Tuesday, May 19, 2009

The Amazon was once a paradise for gardeners

View from the Lab: The gardens at Chelsea Flower Show are artificial - but then so are some of the world's most celebrated rainforests, says Steve Jones.



19 May 2009

Trees in the amazon: The Amazon was once a paradise for gardeners
Much of that ultimate wilderness, the Amazon jungle, is fairly new Photo: GETTY

Yesterday I had the privilege of speaking at the Monday Lunch at the Chelsea Flower Show with, as a first course, a tour of the show itself hosted by the president of the Royal Horticultural Society. The real honour is not mine but, in this bicentennial year, Charles Darwin's, the great botanist and soil scientist who is also remembered for having written The Origin of Species.

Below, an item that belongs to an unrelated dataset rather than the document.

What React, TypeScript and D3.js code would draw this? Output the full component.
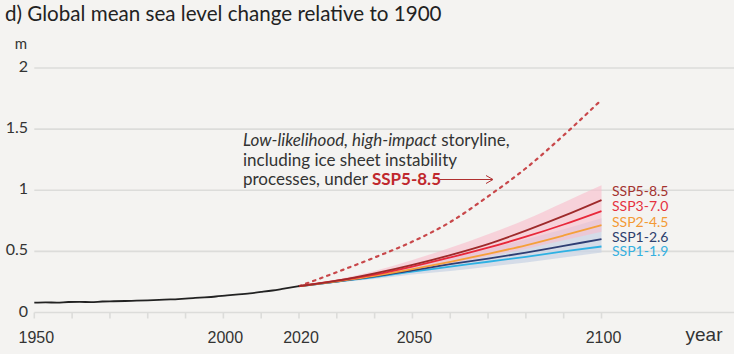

Darwin spent 40 years working in his own garden at Downe in Kent and made many marvellous discoveries on insect-eating plants, on orchids, on the movement of roots and shoots, and more. For him, plants were experimental organisms and he wrote dozens of letters to the Gardeners' Chronicle on manure, on the best kind of rope to haul buckets out of wells, and on a rain of snail shells in the Isle of Wight. His blessed plot was a working one, furnished not only with a heated greenhouse but rich in gooseberries and apples. He would, no doubt, have been bemused by this week's artistic pretensions at Chelsea: the Plasticine garden, the plant display that mimics a coral reef, and even by The Daily Telegraph's terrace of granite, transparent building and stylised water creek.